The Nightmare Before Christmas
Directed by Henry Selick
Written by Caroline Thompson
Every year around this time, Disney puts The Nightmare Before Christmas back in movie theaters. In Los Angeles, it’s even playing in “4D.” Jack Skellington and the other denizens of Halloween Town have showed up in video games and merchandise both official and of the Hot Topic variety. It’s ironic that the Mouse House has so enthusiastically embraced the film. In 1993, when Nightmare first hit theaters, Disney was so skittish about its tone and content that it was released under the Touchstone label instead of the castle with the shooting star. But the company is nothing if not canny, and a sizable box office take and devoted fanbase has done more than enough to convince them to bring Nightmare into the mainstream fold over the past two decades.
Nightmare is a game-changing landmark in the history of stop-motion animation. Never before had a world of puppets felt so fully realized and immersive.

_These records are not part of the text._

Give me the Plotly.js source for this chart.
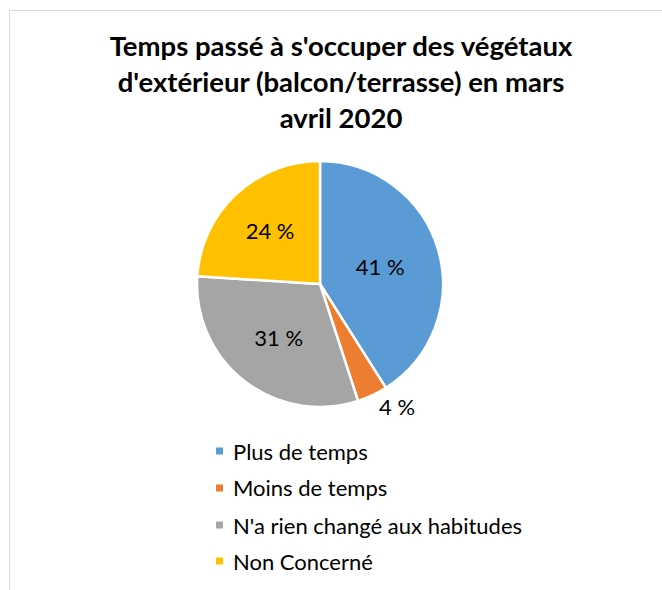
<!DOCTYPE html>
<html><head><meta charset="utf-8">
<script src="https://cdn.plot.ly/plotly-3.0.1.min.js"></script>
<style>
html,body{margin:0;padding:0;background:#fff;}
#frame{position:absolute;left:9px;top:10px;width:653px;height:580px;border-left:1px solid #d9d9d9;border-top:1px solid #d9d9d9;}
#chart{position:absolute;left:0;top:0;width:662px;height:590px;}
</style></head>
<body>
<div id="frame"></div>
<div id="chart"></div>
<script>
const labels = ["Plus de temps", "Moins de temps", "N'a rien changé aux habitudes", "Non Concerné"];
const values = [41, 4, 31, 24];
const colors = ["#5B9BD5", "#ED7D31", "#A5A5A5", "#FFC000"];
const positions = ["inside", "outside", "inside", "inside"];
const titleText = "Temps passé à s'occuper des végétaux<br>d'extérieur (balcon/terrasse) en mars<br>avril 2020";

const W = 662, H = 590;
const px = x => x / W, py = y => 1 - y / H;

const legendRows = [451, 488, 525, 561];
const shapes = [], annotations = [];
labels.forEach((lab, i) => {
  shapes.push({type: "rect", xref: "paper", yref: "paper",
    x0: px(216), x1: px(223), y0: py(legendRows[i] + 3.5), y1: py(legendRows[i] - 3.5),
    fillcolor: colors[i], line: {width: 0}});
  annotations.push({xref: "paper", yref: "paper", x: px(231), y: py(legendRows[i]),
    xanchor: "left", yanchor: "middle", text: lab, showarrow: false,
    font: {family: "Lato, sans-serif", size: 22, color: "#000"}});
});

const data = [{
  type: "pie", labels: labels, values: values, sort: false, direction: "clockwise", rotation: 0,
  marker: {colors: colors, line: {color: "#fff", width: 2.5}},
  texttemplate: "%{value} %", textposition: positions,
  textfont: {family: "Lato, sans-serif", size: 22, color: "#000"},
  outsidetextfont: {family: "Lato, sans-serif", size: 22, color: "#000"},
  insidetextorientation: "horizontal",
  hoverinfo: "label+percent",
  domain: {x: [px(197), px(443)], y: [py(407), py(161)]},
  showlegend: false
}];

const layout = {
  width: W, height: H, margin: {l: 0, r: 0, t: 0, b: 0},
  paper_bgcolor: "rgba(0,0,0,0)", plot_bgcolor: "rgba(0,0,0,0)",
  title: {text: titleText, x: px(341), xanchor: "center", y: py(56), yanchor: "top",
    font: {family: "Lato, sans-serif", size: 27.5, color: "#000", weight: "bold"}},
  shapes: shapes, annotations: annotations, showlegend: false
};
Plotly.newPlot("chart", data, layout, {displayModeBar: false, staticPlot: true});
</script>
</body></html>
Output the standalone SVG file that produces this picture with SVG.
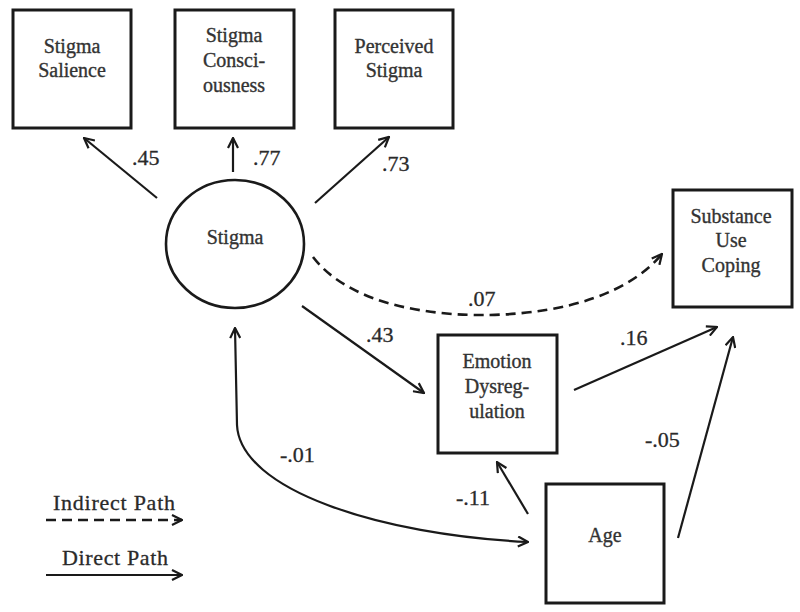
<svg xmlns="http://www.w3.org/2000/svg" width="800" height="612" viewBox="0 0 800 612">
<style>
.box{fill:#fff;stroke:#1a1a1a;stroke-width:3}
.lbl{font-family:"Liberation Serif","Times New Roman",serif;font-size:20px;fill:#333;stroke:#333;stroke-width:0.35;text-anchor:middle}
.num{font-family:"Liberation Serif","Times New Roman",serif;font-size:22px;fill:#2a2a2a;stroke:#2a2a2a;stroke-width:0.3}
.leg{font-family:"Liberation Serif","Times New Roman",serif;font-size:22px;fill:#2a2a2a;stroke:#2a2a2a;stroke-width:0.3}
.ln{fill:none;stroke:#1a1a1a;stroke-width:2.2}
.dash{fill:none;stroke:#1a1a1a;stroke-width:2.6;stroke-dasharray:10 6}
</style>
<defs>
<marker id="arr" viewBox="0 0 12 12" refX="11" refY="6" markerWidth="12" markerHeight="12" markerUnits="userSpaceOnUse" orient="auto-start-reverse">
<path d="M1,1 L11,6 L1,11" fill="none" stroke="#1a1a1a" stroke-width="2.2" stroke-linejoin="miter"/>
</marker>
</defs>
<rect width="800" height="612" fill="#fff"/>
<g id="salience"><rect class="box" x="13" y="10" width="118" height="118"/><text class="lbl" x="72" y="53">Stigma</text><text class="lbl" x="72" y="77">Salience</text></g>
<g id="consciousness"><rect class="box" x="175" y="10" width="119" height="118"/><text class="lbl" x="234" y="42">Stigma</text><text class="lbl" x="234" y="67">Consci-</text><text class="lbl" x="234" y="92">ousness</text></g>
<g id="perceived"><rect class="box" x="335" y="10" width="118" height="118"/><text class="lbl" x="394" y="53">Perceived</text><text class="lbl" x="394" y="77">Stigma</text></g>
<g id="stigma"><ellipse cx="235" cy="244" rx="69" ry="64" fill="#fff" stroke="#1a1a1a" stroke-width="2.6"/><text class="lbl" x="235" y="244">Stigma</text></g>
<g id="substance"><rect class="box" x="673" y="190" width="119" height="117"/><text class="lbl" x="731" y="223">Substance</text><text class="lbl" x="731" y="247">Use</text><text class="lbl" x="731" y="272">Coping</text></g>
<g id="emotion"><rect class="box" x="438" y="335" width="119" height="118"/><text class="lbl" x="497" y="368">Emotion</text><text class="lbl" x="497" y="393">Dysreg-</text><text class="lbl" x="497" y="418">ulation</text></g>
<g id="age"><rect class="box" x="546" y="484" width="118" height="119"/><text class="lbl" x="605" y="542">Age</text></g>
<g id="connectors">
<path class="ln" d="M157,198 L84,138" marker-end="url(#arr)"/>
<text class="num" x="132" y="165">.45</text>
<path class="ln" d="M233,172 L233,138" marker-end="url(#arr)"/>
<text class="num" x="253" y="165">.77</text>
<path class="ln" d="M315,203 L389,137" marker-end="url(#arr)"/>
<text class="num" x="382" y="171">.73</text>
<path class="dash" d="M313,257 C350,305 430,316 490,315 C570,313 630,292 662,254" marker-end="url(#arr)"/>
<text class="num" x="468" y="306">.07</text>
<path class="ln" d="M302,306 L424,393" marker-end="url(#arr)"/>
<text class="num" x="366" y="342">.43</text>
<path class="ln" d="M574,390 L717,327" marker-end="url(#arr)"/>
<text class="num" x="620" y="345">.16</text>
<path class="ln" d="M678,538 L733,337" marker-end="url(#arr)"/>
<text class="num" x="645" y="447">-.05</text>
<path class="ln" d="M528,514 L497,462" marker-end="url(#arr)"/>
<text class="num" x="456" y="505">-.11</text>
<path class="ln" d="M235,328 L237,425 C240,490 380,535 528,542" marker-start="url(#arr)" marker-end="url(#arr)"/>
<text class="num" x="280" y="462">-.01</text>
</g>
<g id="legend">
<text class="leg" x="53" y="510" textLength="122" lengthAdjust="spacing">Indirect Path</text>
<path class="dash" d="M46,520 L182,520" marker-end="url(#arr)"/>
<text class="leg" x="62" y="565" textLength="106" lengthAdjust="spacing">Direct Path</text>
<path class="ln" d="M46,575 L182,575" marker-end="url(#arr)"/>
</g>
</svg>
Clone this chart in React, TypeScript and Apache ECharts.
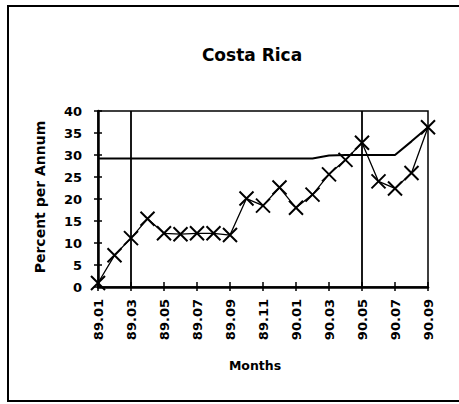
import React, { useEffect, useRef } from "react";
import * as echarts from "echarts";

const months = [
  "89.01", "89.02", "89.03", "89.04", "89.05", "89.06", "89.07", "89.08", "89.09", "89.10", "89.11", "89.12",
  "90.01", "90.02", "90.03", "90.04", "90.05", "90.06", "90.07", "90.08", "90.09",
];
const rateValues = [0.9, 7.2, 11.1, 15.5, 12.2, 12, 12.2, 12.2, 11.8, 20.1, 18.5, 22.6, 18, 21, 25.6, 28.9, 32.8, 24, 22.4, 25.9, 36.3];
const bandValues = [29.2, 29.2, 29.2, 29.2, 29.2, 29.2, 29.2, 29.2, 29.2, 29.2, 29.2, 29.2, 29.2, 29.2, 29.9, 30, 30, 30, 30, 33.1, 36.3];
const markerMonths = ["89.03", "90.05"];
const title = "Costa Rica";
const yName = "Percent per Annum";
const xName = "Months";

const FONT = "DejaVu Sans";

export default function App() {
  const ref = useRef<HTMLDivElement>(null);
  useEffect(() => {
    if (!ref.current) return;
    const chart = echarts.init(ref.current, null, { renderer: "svg" });
    const xBase = {
      type: "category",
      data: months,
      boundaryGap: false,
      position: "bottom",
    };
    chart.setOption({
      animation: false,
      backgroundColor: "#fff",
      grid: { left: 98, right: 31, top: 111, bottom: 117, show: true, borderColor: "#000", borderWidth: 1.5 },
      xAxis: [
        {
          ...xBase,
          axisLine: { lineStyle: { color: "#000", width: 2.5 } },
          axisTick: { inside: true, interval: 1, length: 5, lineStyle: { color: "#000", width: 1.5 } },
          axisLabel: {
            interval: 1,
            rotate: 90,
            margin: 12,
            color: "#000",
            fontFamily: FONT,
            fontWeight: "bold",
            fontSize: 13,
          },
          splitLine: { show: false },
        },
        {
          ...xBase,
          axisLine: { show: false },
          axisTick: { inside: false, interval: 1, length: 4, lineStyle: { color: "#000", width: 1.5 } },
          axisLabel: { show: false },
          splitLine: { show: false },
        },
      ],
      yAxis: [
        {
          type: "value",
          min: 0,
          max: 40,
          interval: 5,
          axisLine: { show: true, lineStyle: { color: "#000", width: 2.5 } },
          axisTick: { show: true, inside: true, length: 4, lineStyle: { color: "#000", width: 1.5 } },
          axisLabel: { margin: 16, color: "#000", fontFamily: FONT, fontWeight: "bold", fontSize: 13 },
          splitLine: { show: false },
        },
        {
          type: "value",
          min: 0,
          max: 40,
          interval: 5,
          position: "left",
          offset: 0,
          axisLine: { show: false },
          axisTick: { show: true, inside: false, length: 4, lineStyle: { color: "#000", width: 1.5 } },
          axisLabel: { show: false },
          splitLine: { show: false },
        },
      ],
      graphic: [
        {
          type: "rect",
          shape: { x: 8, y: 6, width: 480, height: 395 },
          style: { fill: "none", stroke: "#000", lineWidth: 2 },
          silent: true,
        },
        {
          type: "text",
          x: 252,
          y: 55,
          style: {
            text: title,
            fontFamily: FONT,
            fontWeight: "bold",
            fontSize: 17,
            fill: "#000",
            align: "center",
            verticalAlign: "middle",
          },
        },
        {
          type: "text",
          x: 40,
          y: 197,
          rotation: Math.PI / 2,
          style: {
            text: yName,
            fontFamily: FONT,
            fontWeight: "bold",
            fontSize: 14,
            fill: "#000",
            align: "center",
            verticalAlign: "middle",
          },
        },
        {
          type: "text",
          x: 255,
          y: 365,
          style: {
            text: xName,
            fontFamily: FONT,
            fontWeight: "bold",
            fontSize: 12.5,
            fill: "#000",
            align: "center",
            verticalAlign: "middle",
          },
        },
      ],
      series: [
        {
          type: "line",
          data: bandValues,
          showSymbol: false,
          symbol: "none",
          lineStyle: { color: "#000", width: 2 },
          z: 2,
          markLine: {
            silent: true,
            symbol: "none",
            label: { show: false },
            lineStyle: { color: "#000", width: 1.8, type: "solid" },
            data: markerMonths.map((m) => ({ xAxis: m })),
          },
        },
        {
          type: "line",
          data: rateValues,
          symbol: "path://M0 0L10 10M10 0L0 10",
          symbolSize: 14,
          showAllSymbol: true,
          itemStyle: { color: "#000", borderColor: "#000", borderWidth: 2 },
          lineStyle: { color: "#000", width: 1.3 },
          z: 3,
        },
      ],
    });
    return () => chart.dispose();
  }, []);
  return <div ref={ref} style={{ position: "fixed", left: 0, top: 0, width: 459, height: 404 }} />;
}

The camera swoops and bounds through the action, rather than staying at a static remove. The motion of the characters and objects is fluid and dazzling. One incredible shot is an extreme close-up of a doorknob, with the image of Jack reaching for it reflected on its surface. It’s the perfect kind of detail, because it’s a shot that a live-action film would have, but when one thinks about it, you realize that it took some technical ingenuity to pull off.
The movie also forever bound together stop-motion animation and the outsider sensibility in the collective mind of popular culture. With some exceptions, most prominently Aardman’s work, it seems like a given that these kinds of films will try to be scary, quirky, or both. Of course, stop-motion has been the playground of the offbeat for a long time. Just look at the work of Jan Švankmajer, or The Adventures of Mark Twain, or the Oscar-nominated short The Sandman, which feels very Nightmare-esque despite preceding it by 2 years. But Nightmare made the dark sensibility cool when acted out with puppets or clay, and stop-motion was an acceptable space for stylishly ugly aesthetics.
Yet despite the film’s importance and influence, it’s never managed to fully click with me. Each time I’ve watched it, I’ve been enthralled by the first 20 minutes or so. The opening sequence is a fantastic mood-setter, establishing the vibe of the film and the character of Halloween Town perfectly. And just as quickly, it sets the story in motion, introducing Jack’s existential dissatisfaction with great economy. Then it propels him into a new environment, and we get to share his sense of wonder as the setting turns from German Expressionism to Dr. Seuss like a coin’s been flipped. It moves brilliantly, in a way few films do.
But after that beginning, nothing that happens is nearly as arresting. The pace doesn’t let up, but the story is stuck in the same mode, with various players uncertainly hemming around the vague idea of “Christmas” for a long time. None of the songs are as memorable or well done as “This is Halloween” or “What’s This?” The characters don’t change from the way they are when we initially meet them. While the film continues to be great to look at, it gets weirdly boring. And it’s unclear just what we’re supposed to take away from the story. Stick with what you know? Don’t try to do anything different if you’ve grown restless in life?
Perhaps I would be more attached to The Nightmare Before Christmas had I seen it as a child. But I didn’t, and thus have no nostalgic connection to the denizens of Halloween Town. I recognize the greatness in the movie, but I can’t love it the way so many others do. Still, it’s an established classic, and it’ll likely keep getting revived each Halloween for decades more to come.